YOUR GOAL: Write out the material exactly, with the pictures left out.

========

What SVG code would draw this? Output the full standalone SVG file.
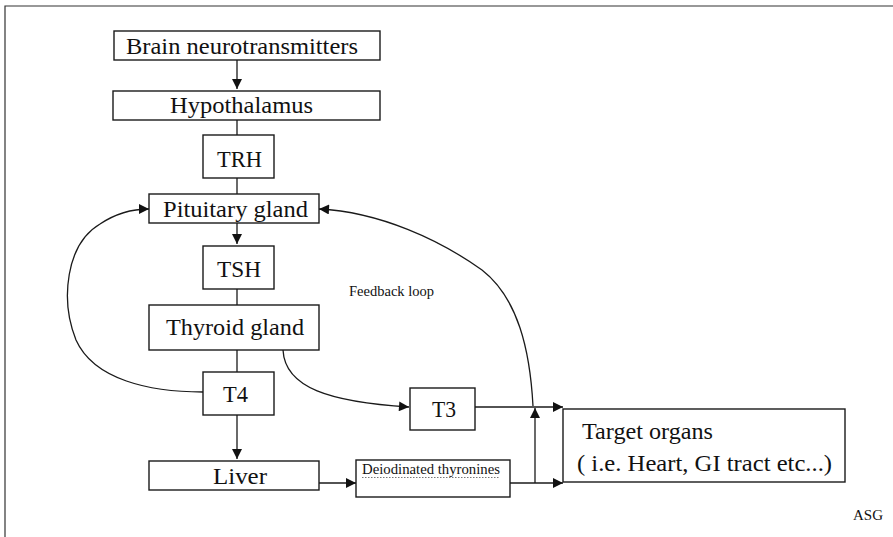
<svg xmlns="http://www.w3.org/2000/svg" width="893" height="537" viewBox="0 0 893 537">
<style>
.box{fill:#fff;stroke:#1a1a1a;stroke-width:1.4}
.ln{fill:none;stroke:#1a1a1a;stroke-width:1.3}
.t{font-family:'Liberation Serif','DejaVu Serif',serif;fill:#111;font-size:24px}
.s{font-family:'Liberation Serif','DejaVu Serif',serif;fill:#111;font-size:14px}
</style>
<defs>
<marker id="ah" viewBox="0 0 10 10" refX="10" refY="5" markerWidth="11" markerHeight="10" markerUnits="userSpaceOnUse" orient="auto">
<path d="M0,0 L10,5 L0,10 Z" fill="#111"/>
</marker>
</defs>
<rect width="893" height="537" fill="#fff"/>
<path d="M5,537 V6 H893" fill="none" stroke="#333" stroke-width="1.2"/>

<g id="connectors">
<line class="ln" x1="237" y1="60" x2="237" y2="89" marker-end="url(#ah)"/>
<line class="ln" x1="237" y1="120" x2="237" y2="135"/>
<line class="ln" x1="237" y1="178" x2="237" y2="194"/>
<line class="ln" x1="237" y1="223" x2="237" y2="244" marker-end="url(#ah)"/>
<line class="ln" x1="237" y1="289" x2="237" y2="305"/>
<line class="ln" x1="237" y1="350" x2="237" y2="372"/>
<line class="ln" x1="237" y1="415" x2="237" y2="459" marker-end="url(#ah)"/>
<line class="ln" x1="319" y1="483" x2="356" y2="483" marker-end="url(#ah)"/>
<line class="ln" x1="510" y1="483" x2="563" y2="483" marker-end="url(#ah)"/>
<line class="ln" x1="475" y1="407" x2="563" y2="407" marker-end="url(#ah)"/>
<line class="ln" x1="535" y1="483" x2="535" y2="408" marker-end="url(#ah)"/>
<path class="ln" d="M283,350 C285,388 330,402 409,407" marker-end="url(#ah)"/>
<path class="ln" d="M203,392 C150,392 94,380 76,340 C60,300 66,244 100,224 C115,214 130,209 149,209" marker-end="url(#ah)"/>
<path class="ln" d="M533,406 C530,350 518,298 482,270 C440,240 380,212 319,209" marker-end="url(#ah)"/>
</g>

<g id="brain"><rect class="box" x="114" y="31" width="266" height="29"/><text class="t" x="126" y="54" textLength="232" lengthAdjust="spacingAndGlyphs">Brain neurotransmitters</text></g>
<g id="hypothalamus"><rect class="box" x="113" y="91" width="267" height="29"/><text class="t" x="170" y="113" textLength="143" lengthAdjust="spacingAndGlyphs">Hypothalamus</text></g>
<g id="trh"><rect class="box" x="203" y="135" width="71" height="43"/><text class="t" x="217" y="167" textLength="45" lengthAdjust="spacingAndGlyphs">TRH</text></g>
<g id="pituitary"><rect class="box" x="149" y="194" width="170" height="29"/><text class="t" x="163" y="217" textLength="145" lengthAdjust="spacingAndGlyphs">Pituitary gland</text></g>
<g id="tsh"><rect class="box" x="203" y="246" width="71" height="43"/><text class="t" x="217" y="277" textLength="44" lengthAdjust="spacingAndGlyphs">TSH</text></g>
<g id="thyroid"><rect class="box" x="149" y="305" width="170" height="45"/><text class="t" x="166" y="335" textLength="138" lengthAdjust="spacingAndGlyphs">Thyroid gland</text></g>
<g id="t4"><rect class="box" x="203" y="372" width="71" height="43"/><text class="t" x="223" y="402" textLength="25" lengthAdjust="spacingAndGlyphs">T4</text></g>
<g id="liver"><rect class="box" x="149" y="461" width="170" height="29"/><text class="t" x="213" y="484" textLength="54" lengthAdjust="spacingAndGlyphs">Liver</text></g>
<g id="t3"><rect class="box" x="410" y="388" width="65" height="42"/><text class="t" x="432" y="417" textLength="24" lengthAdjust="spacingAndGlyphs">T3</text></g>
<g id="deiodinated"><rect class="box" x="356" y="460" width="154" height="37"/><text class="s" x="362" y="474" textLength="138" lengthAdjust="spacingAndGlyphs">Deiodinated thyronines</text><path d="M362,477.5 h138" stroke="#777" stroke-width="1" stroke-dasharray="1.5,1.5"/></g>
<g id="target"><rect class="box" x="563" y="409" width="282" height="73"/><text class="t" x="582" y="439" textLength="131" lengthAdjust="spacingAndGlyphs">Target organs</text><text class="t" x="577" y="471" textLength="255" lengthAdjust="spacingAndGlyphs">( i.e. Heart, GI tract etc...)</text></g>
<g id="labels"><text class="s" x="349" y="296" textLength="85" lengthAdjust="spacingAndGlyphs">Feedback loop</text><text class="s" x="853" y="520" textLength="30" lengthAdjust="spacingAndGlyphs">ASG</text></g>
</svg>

========

TASK RESULT:
What SVG code would draw this? Output the full standalone SVG file.
<svg xmlns="http://www.w3.org/2000/svg" width="893" height="537" viewBox="0 0 893 537">
<style>
.box{fill:#fff;stroke:#1a1a1a;stroke-width:1.4}
.ln{fill:none;stroke:#1a1a1a;stroke-width:1.3}
.t{font-family:'Liberation Serif','DejaVu Serif',serif;fill:#111;font-size:24px}
.s{font-family:'Liberation Serif','DejaVu Serif',serif;fill:#111;font-size:14px}
</style>
<defs>
<marker id="ah" viewBox="0 0 10 10" refX="10" refY="5" markerWidth="11" markerHeight="10" markerUnits="userSpaceOnUse" orient="auto">
<path d="M0,0 L10,5 L0,10 Z" fill="#111"/>
</marker>
</defs>
<rect width="893" height="537" fill="#fff"/>
<path d="M5,537 V6 H893" fill="none" stroke="#333" stroke-width="1.2"/>

<g id="connectors">
<line class="ln" x1="237" y1="60" x2="237" y2="89" marker-end="url(#ah)"/>
<line class="ln" x1="237" y1="120" x2="237" y2="135"/>
<line class="ln" x1="237" y1="178" x2="237" y2="194"/>
<line class="ln" x1="237" y1="223" x2="237" y2="244" marker-end="url(#ah)"/>
<line class="ln" x1="237" y1="289" x2="237" y2="305"/>
<line class="ln" x1="237" y1="350" x2="237" y2="372"/>
<line class="ln" x1="237" y1="415" x2="237" y2="459" marker-end="url(#ah)"/>
<line class="ln" x1="319" y1="483" x2="356" y2="483" marker-end="url(#ah)"/>
<line class="ln" x1="510" y1="483" x2="563" y2="483" marker-end="url(#ah)"/>
<line class="ln" x1="475" y1="407" x2="563" y2="407" marker-end="url(#ah)"/>
<line class="ln" x1="535" y1="483" x2="535" y2="408" marker-end="url(#ah)"/>
<path class="ln" d="M283,350 C285,388 330,402 409,407" marker-end="url(#ah)"/>
<path class="ln" d="M203,392 C150,392 94,380 76,340 C60,300 66,244 100,224 C115,214 130,209 149,209" marker-end="url(#ah)"/>
<path class="ln" d="M533,406 C530,350 518,298 482,270 C440,240 380,212 319,209" marker-end="url(#ah)"/>
</g>

<g id="brain"><rect class="box" x="114" y="31" width="266" height="29"/><text class="t" x="126" y="54" textLength="232" lengthAdjust="spacingAndGlyphs">Brain neurotransmitters</text></g>
<g id="hypothalamus"><rect class="box" x="113" y="91" width="267" height="29"/><text class="t" x="170" y="113" textLength="143" lengthAdjust="spacingAndGlyphs">Hypothalamus</text></g>
<g id="trh"><rect class="box" x="203" y="135" width="71" height="43"/><text class="t" x="217" y="167" textLength="45" lengthAdjust="spacingAndGlyphs">TRH</text></g>
<g id="pituitary"><rect class="box" x="149" y="194" width="170" height="29"/><text class="t" x="163" y="217" textLength="145" lengthAdjust="spacingAndGlyphs">Pituitary gland</text></g>
<g id="tsh"><rect class="box" x="203" y="246" width="71" height="43"/><text class="t" x="217" y="277" textLength="44" lengthAdjust="spacingAndGlyphs">TSH</text></g>
<g id="thyroid"><rect class="box" x="149" y="305" width="170" height="45"/><text class="t" x="166" y="335" textLength="138" lengthAdjust="spacingAndGlyphs">Thyroid gland</text></g>
<g id="t4"><rect class="box" x="203" y="372" width="71" height="43"/><text class="t" x="223" y="402" textLength="25" lengthAdjust="spacingAndGlyphs">T4</text></g>
<g id="liver"><rect class="box" x="149" y="461" width="170" height="29"/><text class="t" x="213" y="484" textLength="54" lengthAdjust="spacingAndGlyphs">Liver</text></g>
<g id="t3"><rect class="box" x="410" y="388" width="65" height="42"/><text class="t" x="432" y="417" textLength="24" lengthAdjust="spacingAndGlyphs">T3</text></g>
<g id="deiodinated"><rect class="box" x="356" y="460" width="154" height="37"/><text class="s" x="362" y="474" textLength="138" lengthAdjust="spacingAndGlyphs">Deiodinated thyronines</text><path d="M362,477.5 h138" stroke="#777" stroke-width="1" stroke-dasharray="1.5,1.5"/></g>
<g id="target"><rect class="box" x="563" y="409" width="282" height="73"/><text class="t" x="582" y="439" textLength="131" lengthAdjust="spacingAndGlyphs">Target organs</text><text class="t" x="577" y="471" textLength="255" lengthAdjust="spacingAndGlyphs">( i.e. Heart, GI tract etc...)</text></g>
<g id="labels"><text class="s" x="349" y="296" textLength="85" lengthAdjust="spacingAndGlyphs">Feedback loop</text><text class="s" x="853" y="520" textLength="30" lengthAdjust="spacingAndGlyphs">ASG</text></g>
</svg>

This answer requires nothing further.